Aim of the task: Pull out every line below holding the word "with".

Task material:

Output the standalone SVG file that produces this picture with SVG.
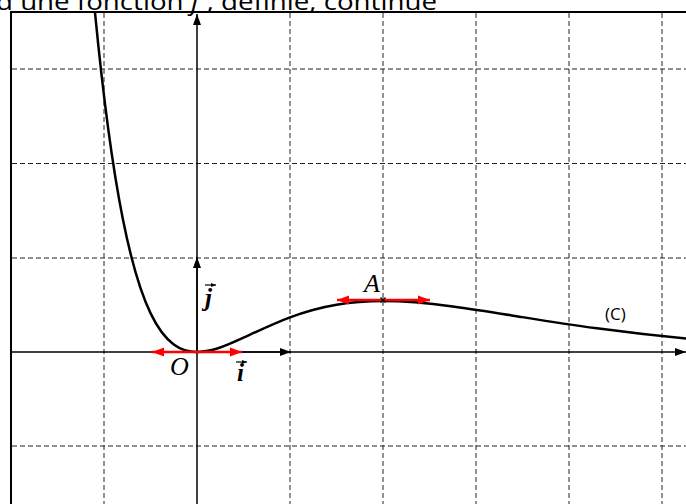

---

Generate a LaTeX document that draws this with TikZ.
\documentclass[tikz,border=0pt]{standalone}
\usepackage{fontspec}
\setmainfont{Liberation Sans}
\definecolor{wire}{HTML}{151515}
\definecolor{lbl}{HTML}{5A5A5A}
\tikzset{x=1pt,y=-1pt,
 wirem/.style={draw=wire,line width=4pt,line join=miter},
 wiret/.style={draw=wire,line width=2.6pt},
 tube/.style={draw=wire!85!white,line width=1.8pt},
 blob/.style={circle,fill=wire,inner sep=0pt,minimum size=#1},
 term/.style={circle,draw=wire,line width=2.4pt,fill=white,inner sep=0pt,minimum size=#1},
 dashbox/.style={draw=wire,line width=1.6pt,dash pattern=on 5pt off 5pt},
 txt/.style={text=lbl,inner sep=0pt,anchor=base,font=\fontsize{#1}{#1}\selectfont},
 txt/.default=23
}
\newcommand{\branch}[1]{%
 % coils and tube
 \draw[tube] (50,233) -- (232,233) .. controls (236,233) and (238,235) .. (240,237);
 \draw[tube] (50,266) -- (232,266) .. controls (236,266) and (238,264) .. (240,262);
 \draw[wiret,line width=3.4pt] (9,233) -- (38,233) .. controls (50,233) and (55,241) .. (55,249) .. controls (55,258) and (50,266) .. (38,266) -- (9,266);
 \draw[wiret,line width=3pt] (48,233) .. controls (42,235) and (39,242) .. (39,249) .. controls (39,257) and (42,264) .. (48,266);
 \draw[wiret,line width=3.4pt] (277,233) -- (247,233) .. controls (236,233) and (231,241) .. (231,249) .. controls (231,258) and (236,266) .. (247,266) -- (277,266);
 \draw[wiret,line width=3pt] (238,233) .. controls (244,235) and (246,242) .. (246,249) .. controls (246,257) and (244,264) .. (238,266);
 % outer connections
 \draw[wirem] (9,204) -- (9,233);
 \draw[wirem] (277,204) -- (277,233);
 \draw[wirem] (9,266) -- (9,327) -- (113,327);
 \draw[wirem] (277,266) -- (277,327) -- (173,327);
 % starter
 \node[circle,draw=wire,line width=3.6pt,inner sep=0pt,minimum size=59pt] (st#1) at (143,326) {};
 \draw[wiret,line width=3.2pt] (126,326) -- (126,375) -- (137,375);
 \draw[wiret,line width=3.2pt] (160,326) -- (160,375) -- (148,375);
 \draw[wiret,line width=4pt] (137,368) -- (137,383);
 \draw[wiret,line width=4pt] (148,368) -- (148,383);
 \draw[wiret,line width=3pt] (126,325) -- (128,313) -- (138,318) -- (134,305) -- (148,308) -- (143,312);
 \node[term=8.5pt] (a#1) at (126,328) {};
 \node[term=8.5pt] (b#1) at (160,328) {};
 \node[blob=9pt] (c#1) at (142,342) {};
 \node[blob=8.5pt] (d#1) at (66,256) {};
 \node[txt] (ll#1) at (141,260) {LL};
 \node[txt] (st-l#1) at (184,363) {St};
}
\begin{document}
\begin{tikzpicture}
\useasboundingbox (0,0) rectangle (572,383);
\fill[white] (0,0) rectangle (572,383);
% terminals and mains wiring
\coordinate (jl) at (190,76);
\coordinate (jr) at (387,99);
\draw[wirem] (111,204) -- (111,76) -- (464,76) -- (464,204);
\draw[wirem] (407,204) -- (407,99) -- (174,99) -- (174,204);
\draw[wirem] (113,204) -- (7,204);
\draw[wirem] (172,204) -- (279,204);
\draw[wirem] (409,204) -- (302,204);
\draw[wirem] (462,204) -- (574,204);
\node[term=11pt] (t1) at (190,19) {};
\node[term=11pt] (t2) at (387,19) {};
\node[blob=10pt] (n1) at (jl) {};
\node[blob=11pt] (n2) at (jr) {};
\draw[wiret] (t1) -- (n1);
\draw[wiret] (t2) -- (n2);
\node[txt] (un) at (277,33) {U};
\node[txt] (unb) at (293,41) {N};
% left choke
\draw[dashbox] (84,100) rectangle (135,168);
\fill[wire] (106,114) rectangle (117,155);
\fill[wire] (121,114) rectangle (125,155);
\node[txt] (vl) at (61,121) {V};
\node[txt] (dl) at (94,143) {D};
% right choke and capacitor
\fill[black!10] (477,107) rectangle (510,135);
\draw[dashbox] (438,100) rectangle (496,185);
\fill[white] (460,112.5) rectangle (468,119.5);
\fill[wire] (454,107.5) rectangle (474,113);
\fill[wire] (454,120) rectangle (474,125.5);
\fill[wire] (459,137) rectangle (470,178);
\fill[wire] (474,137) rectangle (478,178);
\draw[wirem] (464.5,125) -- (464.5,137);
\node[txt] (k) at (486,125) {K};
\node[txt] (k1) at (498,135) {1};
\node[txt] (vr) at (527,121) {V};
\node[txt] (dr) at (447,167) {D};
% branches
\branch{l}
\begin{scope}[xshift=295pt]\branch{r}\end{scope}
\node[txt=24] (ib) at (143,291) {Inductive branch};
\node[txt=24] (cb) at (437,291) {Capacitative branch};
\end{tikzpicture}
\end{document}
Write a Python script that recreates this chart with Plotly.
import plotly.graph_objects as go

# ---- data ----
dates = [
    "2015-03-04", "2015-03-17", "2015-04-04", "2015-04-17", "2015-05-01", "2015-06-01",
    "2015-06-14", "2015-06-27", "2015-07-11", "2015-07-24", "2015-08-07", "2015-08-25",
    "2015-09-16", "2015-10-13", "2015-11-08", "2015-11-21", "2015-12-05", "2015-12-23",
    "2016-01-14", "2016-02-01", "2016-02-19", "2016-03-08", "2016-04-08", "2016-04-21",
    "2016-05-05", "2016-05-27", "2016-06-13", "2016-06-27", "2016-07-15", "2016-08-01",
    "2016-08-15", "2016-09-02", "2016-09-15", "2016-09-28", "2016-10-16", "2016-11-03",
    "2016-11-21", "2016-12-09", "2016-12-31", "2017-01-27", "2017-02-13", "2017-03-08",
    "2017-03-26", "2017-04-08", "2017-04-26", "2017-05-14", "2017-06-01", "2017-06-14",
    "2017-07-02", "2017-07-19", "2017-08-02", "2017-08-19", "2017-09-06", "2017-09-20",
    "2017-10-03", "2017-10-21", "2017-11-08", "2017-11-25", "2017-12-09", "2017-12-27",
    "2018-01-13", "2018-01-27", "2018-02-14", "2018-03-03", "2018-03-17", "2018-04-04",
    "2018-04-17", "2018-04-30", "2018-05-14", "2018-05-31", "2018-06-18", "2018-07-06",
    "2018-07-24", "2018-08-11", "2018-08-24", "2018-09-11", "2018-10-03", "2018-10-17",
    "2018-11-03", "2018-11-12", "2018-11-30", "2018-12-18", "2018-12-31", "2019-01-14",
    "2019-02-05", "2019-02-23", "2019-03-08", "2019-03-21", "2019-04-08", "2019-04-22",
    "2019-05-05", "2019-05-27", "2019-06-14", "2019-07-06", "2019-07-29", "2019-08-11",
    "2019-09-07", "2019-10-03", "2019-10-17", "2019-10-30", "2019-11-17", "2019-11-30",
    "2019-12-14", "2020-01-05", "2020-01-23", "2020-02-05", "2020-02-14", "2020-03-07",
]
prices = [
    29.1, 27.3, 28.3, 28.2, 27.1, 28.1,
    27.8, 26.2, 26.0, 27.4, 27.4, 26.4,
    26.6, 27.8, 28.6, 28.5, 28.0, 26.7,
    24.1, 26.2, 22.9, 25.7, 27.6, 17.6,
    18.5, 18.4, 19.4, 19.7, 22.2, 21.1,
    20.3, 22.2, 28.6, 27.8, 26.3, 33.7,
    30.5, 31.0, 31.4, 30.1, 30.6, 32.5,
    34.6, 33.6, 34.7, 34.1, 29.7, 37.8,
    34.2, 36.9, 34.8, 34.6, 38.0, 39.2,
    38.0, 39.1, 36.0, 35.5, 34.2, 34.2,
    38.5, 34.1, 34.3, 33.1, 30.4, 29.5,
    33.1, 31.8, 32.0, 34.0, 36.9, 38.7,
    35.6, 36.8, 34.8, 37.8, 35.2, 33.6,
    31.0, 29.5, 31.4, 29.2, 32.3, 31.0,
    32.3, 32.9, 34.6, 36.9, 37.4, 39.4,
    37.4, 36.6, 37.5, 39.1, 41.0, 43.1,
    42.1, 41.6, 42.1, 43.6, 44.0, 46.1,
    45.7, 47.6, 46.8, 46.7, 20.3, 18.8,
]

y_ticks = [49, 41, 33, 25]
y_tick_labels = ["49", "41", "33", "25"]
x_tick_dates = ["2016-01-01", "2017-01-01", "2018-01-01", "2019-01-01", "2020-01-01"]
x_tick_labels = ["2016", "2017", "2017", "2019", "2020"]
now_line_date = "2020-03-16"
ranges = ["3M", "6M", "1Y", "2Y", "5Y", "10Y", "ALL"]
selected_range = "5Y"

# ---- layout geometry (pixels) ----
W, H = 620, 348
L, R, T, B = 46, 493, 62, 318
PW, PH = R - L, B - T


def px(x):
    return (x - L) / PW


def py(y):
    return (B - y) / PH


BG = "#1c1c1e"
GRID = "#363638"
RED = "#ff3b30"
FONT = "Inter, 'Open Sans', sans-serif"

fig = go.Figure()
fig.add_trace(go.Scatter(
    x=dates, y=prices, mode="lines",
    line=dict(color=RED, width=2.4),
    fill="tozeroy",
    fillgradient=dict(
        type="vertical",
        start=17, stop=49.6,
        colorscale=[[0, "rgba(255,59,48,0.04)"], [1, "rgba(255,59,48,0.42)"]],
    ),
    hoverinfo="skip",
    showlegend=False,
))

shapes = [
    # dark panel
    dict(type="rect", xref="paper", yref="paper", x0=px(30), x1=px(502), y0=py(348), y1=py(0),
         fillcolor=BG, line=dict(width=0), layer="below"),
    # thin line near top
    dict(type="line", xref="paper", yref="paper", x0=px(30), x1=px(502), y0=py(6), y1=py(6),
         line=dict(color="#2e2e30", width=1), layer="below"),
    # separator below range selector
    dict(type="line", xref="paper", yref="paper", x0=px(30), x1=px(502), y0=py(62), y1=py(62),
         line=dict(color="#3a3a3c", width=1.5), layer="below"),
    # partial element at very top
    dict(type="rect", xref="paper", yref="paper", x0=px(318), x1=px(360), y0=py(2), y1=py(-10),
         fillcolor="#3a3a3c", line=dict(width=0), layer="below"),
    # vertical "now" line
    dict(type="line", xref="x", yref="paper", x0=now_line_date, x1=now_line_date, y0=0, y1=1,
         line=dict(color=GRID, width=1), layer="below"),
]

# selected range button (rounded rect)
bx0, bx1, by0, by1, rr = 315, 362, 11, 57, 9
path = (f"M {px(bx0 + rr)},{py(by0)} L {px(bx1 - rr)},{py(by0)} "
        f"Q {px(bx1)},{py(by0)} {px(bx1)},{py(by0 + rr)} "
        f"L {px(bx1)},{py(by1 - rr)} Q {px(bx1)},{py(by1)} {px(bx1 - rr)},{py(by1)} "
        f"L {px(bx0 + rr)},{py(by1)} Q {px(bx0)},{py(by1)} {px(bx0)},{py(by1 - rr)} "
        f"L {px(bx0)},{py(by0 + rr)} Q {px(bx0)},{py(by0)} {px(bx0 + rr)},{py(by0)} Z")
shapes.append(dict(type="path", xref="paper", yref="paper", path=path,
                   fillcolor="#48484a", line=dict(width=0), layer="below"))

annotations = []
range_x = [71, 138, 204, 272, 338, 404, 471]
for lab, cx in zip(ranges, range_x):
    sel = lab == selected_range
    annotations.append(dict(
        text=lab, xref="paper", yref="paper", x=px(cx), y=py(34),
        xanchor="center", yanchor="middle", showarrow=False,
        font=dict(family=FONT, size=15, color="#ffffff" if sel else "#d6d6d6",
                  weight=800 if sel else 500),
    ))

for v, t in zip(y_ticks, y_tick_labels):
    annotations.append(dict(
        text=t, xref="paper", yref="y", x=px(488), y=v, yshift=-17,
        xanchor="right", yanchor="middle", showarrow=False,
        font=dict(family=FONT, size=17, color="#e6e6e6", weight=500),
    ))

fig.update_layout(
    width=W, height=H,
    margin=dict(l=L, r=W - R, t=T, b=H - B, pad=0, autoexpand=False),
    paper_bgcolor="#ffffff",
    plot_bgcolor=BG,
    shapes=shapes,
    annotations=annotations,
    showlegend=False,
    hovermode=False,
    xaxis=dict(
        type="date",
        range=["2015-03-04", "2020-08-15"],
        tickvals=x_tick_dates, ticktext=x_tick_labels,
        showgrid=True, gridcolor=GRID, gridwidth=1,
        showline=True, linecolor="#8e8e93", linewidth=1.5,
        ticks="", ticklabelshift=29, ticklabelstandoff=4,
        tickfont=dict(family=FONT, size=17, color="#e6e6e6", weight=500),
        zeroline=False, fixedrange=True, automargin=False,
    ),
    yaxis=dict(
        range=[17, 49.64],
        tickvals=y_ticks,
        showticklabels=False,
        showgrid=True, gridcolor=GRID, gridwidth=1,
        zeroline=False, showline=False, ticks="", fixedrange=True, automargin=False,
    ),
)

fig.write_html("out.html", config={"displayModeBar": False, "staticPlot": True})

Output:
Output the standalone SVG file that produces this picture with SVG.
Generate a LaTeX document that draws this with TikZ.
Write a Python script that recreates this chart with Plotly.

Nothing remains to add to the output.